Was will man nun durch das Aufdecken von Abgeschriebenem beweisen? Dass der Mensch schlecht ist, ein Angeber, Betrüger? Ach, das wussten wir vorher nicht? Glaubt irgendjemand, durch das Aufdecken gestohlener Texte in den Dissertationen von Dirk-Jens Nonnenmacher, Ex-Vorstandschef der HSH Nordbank, oder des RWE-Chefs Jürgen Großmann wirklich bisher unbekannte moralische Verwerflichkeiten zu finden? Haben Banker und Manager, so sie denn Unheil anrichten, nicht Schlimmeres getrieben, als abzuschreiben? Beispielsweise Tausende von Menschen arbeitslos gemacht oder um ihr Geld gebracht.

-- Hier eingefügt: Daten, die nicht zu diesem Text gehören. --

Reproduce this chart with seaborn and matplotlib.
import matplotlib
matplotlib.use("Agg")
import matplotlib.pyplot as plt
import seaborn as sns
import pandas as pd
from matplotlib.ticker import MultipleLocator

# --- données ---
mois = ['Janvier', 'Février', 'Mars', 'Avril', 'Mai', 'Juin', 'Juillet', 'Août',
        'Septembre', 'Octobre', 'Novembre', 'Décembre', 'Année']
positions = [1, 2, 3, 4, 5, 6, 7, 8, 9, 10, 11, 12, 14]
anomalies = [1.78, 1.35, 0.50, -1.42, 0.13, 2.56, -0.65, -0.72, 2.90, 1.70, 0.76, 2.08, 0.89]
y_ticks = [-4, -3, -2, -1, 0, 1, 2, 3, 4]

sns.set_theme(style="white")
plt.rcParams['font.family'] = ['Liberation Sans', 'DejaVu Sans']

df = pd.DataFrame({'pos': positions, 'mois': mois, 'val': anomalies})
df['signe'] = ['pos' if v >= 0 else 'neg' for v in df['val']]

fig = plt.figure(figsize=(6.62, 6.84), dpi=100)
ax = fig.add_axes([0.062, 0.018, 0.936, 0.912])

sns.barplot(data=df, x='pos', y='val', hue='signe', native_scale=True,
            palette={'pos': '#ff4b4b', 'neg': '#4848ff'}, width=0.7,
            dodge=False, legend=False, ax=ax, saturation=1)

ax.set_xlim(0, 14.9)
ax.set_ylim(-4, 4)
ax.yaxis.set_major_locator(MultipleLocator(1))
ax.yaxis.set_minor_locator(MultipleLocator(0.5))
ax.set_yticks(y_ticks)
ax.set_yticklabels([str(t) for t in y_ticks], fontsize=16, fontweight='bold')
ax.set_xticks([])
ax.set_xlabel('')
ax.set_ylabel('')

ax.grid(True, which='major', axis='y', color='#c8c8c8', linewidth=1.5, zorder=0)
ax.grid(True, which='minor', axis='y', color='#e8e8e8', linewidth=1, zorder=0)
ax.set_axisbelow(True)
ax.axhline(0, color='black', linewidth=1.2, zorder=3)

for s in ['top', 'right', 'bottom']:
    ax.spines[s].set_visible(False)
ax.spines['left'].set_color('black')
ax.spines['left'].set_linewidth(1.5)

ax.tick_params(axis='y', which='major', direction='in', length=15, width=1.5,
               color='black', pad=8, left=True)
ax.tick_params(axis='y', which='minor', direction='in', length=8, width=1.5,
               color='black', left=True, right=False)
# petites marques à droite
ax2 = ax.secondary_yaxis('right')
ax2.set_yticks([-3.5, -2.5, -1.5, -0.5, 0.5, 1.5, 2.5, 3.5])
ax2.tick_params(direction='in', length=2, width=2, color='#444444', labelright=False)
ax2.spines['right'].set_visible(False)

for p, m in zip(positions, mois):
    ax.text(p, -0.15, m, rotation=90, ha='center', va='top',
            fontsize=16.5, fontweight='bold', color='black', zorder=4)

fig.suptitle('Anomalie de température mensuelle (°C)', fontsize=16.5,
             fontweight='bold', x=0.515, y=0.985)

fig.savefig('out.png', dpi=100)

Und was ist eigentlich mit den Nichtpromovierten vom Schlage Carsten Maschmeyer, den die Uni Hildesheim zu seinem 50. Geburtstag mit einem Ehrendoktor beschenkte? Da müsste man schon woanders suchen als in einer Dissertation. Haben wir alle, die wir ehrlich promoviert haben, nicht immer schon gewusst, dass es unter uns schwarze Schafe gibt? Leute, die mehr Schein als Sein mögen und alles dafür tun. Am liebsten Schummeln. Na und?
Die selbstgerechten Besserwisser, die nach den Fehlern anderer stöbern und auch noch stolz darauf sind, weil sie meinen "das Richtige" zu tun, sind mindestens so unangenehm wie die Betrüger. Ob sie nun mit Schwarzarbeit, falschen Abrechnungen oder Affären vom "rechten Weg" abgekommen sind. Haben wir nicht alle als Kinder die Nachbarn gehasst, die selbstgerecht hinter der Gardine lauerten, um uns beim Steinewerfen zu ertappen. Und da kannten wir Wörter wie Denunziant oder Blogwart noch gar nicht. In unserer Sprache hießen die Klugscheißer, Korinthenkacker oder Oberlehrer. Oder sind die heutigen Blogwarte besser?
Wer es nötig hat, seine Zeit damit zu verbringen, anderen Menschen ihre Fehler, Versäumnisse und Fehltritte nachzuweisen, der ist nicht moralisch integer, mit dem stimmt etwas nicht.